What does that even do? Sorry, I’m not familiar with Windows, but would love to ...

Arnavion · on Oct 6, 2015

Fetches http://Slashdot.org (`iwr ...`), parses it as an HTML page and extracts all the anchor tags (`.Links`), and selects the href of each anchor tag (`select href`). Since this is the end of the command, the hrefs are returned and printed as an array of strings (so one href on each line).

socksy · on Oct 6, 2015

Including the href="" bit?

Arnavion · on Oct 6, 2015

Just the values. The same things you'd get by accessing the href property in JavaScript.

socksy · on Oct 6, 2015

Well, with just grep and curl, it'd be something like:

    curl http://slashdot.org/ | grep -o "href=[\"'][^\"']*" | sed -e "s/href=\"//"

But presumably this is being discounted due to the lack of HTML parsing, so not the same as the Powershell example. Then one somewhat ugly method would be using the html xml utilities provided by the W3C and available on most package managers:

    curl http://slashdot.org/ | hxpipe 2> /dev/null | grep Ahref | sed -e "s/Ahref CDATA //"

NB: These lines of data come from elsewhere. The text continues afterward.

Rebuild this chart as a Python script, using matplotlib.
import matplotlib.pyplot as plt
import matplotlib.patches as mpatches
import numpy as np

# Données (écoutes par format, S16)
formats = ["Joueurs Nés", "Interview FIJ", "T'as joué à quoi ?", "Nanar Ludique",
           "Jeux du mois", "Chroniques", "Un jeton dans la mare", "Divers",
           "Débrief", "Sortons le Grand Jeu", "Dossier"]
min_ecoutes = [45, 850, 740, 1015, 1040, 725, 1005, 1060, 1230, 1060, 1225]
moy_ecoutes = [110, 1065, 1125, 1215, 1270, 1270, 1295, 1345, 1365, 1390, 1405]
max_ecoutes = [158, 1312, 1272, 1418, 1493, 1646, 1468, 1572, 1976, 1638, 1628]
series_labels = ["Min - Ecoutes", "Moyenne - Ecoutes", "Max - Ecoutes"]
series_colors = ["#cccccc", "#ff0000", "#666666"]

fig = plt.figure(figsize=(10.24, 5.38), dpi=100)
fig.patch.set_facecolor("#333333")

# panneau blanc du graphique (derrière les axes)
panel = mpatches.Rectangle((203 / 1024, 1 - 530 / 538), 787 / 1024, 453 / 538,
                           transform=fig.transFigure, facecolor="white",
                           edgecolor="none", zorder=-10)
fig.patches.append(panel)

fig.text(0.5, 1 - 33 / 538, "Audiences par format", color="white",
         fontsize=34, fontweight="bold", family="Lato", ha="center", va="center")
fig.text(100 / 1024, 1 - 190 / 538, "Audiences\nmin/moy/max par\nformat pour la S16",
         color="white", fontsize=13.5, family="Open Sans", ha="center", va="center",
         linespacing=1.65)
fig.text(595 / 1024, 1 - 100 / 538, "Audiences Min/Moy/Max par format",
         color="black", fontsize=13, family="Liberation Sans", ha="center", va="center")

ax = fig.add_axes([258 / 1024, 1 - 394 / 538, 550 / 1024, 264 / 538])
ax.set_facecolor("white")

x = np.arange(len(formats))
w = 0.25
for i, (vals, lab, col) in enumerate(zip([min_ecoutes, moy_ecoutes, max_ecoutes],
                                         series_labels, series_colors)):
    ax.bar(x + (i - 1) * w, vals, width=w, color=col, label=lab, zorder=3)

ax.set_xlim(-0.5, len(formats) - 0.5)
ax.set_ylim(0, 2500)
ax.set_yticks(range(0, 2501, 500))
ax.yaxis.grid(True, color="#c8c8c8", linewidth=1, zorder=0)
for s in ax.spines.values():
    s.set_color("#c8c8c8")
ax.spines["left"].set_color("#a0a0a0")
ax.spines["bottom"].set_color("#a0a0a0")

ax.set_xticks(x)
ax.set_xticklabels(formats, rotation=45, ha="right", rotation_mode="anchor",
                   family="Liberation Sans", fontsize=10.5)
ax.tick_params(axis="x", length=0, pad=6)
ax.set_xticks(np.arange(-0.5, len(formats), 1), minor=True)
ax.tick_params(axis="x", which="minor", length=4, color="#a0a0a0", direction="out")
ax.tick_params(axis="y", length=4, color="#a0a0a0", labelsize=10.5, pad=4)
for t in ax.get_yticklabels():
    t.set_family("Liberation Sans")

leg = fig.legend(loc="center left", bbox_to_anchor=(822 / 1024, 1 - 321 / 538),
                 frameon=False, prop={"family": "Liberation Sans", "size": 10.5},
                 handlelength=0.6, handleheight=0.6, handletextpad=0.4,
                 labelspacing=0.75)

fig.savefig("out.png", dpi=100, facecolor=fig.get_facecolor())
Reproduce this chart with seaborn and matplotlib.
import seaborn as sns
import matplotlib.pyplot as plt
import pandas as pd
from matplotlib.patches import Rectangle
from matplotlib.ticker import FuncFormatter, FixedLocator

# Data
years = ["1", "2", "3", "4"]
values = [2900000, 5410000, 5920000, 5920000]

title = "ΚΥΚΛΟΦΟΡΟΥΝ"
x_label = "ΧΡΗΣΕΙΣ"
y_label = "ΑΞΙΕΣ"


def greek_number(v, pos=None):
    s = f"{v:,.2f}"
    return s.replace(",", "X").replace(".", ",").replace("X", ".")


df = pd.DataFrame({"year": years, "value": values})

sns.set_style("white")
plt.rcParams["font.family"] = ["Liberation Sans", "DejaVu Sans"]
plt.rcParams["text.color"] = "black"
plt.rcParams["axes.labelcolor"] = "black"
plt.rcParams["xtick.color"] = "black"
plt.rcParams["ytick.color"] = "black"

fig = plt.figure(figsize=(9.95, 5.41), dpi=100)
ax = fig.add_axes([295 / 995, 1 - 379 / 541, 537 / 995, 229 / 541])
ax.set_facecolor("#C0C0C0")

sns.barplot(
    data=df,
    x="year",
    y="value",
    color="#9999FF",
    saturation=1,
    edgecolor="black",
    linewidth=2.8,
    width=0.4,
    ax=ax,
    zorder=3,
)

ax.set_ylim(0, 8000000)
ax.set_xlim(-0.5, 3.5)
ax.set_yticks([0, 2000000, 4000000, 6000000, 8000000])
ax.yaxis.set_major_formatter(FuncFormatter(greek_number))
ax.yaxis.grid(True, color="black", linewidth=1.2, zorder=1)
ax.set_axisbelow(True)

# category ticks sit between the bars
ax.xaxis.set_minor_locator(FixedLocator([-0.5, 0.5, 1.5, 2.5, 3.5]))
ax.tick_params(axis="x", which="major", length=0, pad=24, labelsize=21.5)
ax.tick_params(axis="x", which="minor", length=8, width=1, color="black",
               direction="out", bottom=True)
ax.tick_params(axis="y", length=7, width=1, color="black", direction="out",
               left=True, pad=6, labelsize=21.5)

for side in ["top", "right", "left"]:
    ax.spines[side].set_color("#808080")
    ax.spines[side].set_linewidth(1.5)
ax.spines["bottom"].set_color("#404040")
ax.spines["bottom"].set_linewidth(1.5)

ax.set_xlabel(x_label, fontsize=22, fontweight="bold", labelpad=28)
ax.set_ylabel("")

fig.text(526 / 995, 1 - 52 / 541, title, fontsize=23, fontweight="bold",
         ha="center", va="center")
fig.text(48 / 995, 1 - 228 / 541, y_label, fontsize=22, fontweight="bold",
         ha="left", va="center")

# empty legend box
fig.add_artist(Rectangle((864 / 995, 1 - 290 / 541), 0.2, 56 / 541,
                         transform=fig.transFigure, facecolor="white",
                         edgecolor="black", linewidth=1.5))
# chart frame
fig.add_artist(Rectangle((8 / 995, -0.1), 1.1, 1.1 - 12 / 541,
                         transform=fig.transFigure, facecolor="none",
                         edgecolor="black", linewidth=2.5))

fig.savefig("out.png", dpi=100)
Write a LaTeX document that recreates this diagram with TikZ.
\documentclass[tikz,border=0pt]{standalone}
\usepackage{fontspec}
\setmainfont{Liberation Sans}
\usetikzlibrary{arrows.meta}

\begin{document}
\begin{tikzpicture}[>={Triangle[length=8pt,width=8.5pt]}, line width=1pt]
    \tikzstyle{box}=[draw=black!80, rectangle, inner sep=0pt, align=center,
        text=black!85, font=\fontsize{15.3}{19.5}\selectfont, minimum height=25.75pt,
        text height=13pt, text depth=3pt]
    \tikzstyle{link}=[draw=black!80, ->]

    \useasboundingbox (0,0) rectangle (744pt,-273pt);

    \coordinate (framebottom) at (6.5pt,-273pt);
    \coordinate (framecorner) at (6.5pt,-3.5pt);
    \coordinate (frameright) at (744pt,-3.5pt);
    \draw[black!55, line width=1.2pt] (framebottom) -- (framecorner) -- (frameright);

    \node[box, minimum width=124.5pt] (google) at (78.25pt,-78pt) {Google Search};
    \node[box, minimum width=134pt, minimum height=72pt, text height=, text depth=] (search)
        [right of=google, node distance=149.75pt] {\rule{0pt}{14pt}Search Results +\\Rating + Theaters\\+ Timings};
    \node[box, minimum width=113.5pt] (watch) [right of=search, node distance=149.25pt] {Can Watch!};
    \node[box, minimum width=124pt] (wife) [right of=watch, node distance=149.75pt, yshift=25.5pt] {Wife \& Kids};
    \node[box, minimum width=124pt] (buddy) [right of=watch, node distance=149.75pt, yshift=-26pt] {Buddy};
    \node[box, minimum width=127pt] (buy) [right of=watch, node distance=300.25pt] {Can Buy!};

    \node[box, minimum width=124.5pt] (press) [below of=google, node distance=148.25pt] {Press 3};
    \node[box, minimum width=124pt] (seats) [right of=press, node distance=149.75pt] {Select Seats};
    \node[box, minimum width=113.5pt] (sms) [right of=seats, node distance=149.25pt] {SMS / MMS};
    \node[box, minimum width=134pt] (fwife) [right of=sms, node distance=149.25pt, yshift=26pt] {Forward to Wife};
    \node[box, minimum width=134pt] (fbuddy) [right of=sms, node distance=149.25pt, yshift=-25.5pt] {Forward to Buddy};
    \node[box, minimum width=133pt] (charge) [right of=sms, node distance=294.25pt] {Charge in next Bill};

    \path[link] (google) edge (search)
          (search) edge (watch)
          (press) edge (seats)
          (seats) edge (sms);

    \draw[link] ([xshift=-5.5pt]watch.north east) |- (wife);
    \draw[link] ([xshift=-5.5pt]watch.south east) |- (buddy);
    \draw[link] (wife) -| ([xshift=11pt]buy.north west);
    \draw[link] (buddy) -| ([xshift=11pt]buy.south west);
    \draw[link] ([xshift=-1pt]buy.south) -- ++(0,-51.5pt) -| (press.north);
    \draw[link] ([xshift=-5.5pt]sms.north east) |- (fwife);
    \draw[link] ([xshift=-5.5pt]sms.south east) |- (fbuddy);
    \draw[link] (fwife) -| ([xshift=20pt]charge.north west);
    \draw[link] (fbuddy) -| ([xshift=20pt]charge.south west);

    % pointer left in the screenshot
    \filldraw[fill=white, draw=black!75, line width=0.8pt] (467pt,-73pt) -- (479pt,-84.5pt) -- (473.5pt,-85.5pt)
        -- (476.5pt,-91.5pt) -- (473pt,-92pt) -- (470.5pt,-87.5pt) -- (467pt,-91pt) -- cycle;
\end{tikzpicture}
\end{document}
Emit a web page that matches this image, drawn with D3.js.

Obviously not as pretty, but it does do a nice job of going through the HTML tree, and doesn't rely on nicely formed XML that /usr/bin/xpath would.

Arnavion · on Oct 6, 2015

Yes, a naive grep will pick up variables named href in JS, the text content of a div that contains "href", an href attribute on a non-anchor element, etc. so a utility that specifically parses HTML is necessary, but not sufficient.

I'm not sure how robust your hxpipe example is against those.

socksy · on Oct 7, 2015

It's a shell script. If you're architecturing more than that in your shell script, I would suggest that you shouldn't be doing this in a terminal in the first place. And if you're just trying to click links for a quick shell script, why not just do it via wget in the first place, rather than have this intermediate list of strings?

But since you asked, hxpipe assumes that href on a non anchor tag is an error and should be represented as an Ahref... which isn't too bad an assumption to make, tbf. The other situations is dealt with (text content, javascript).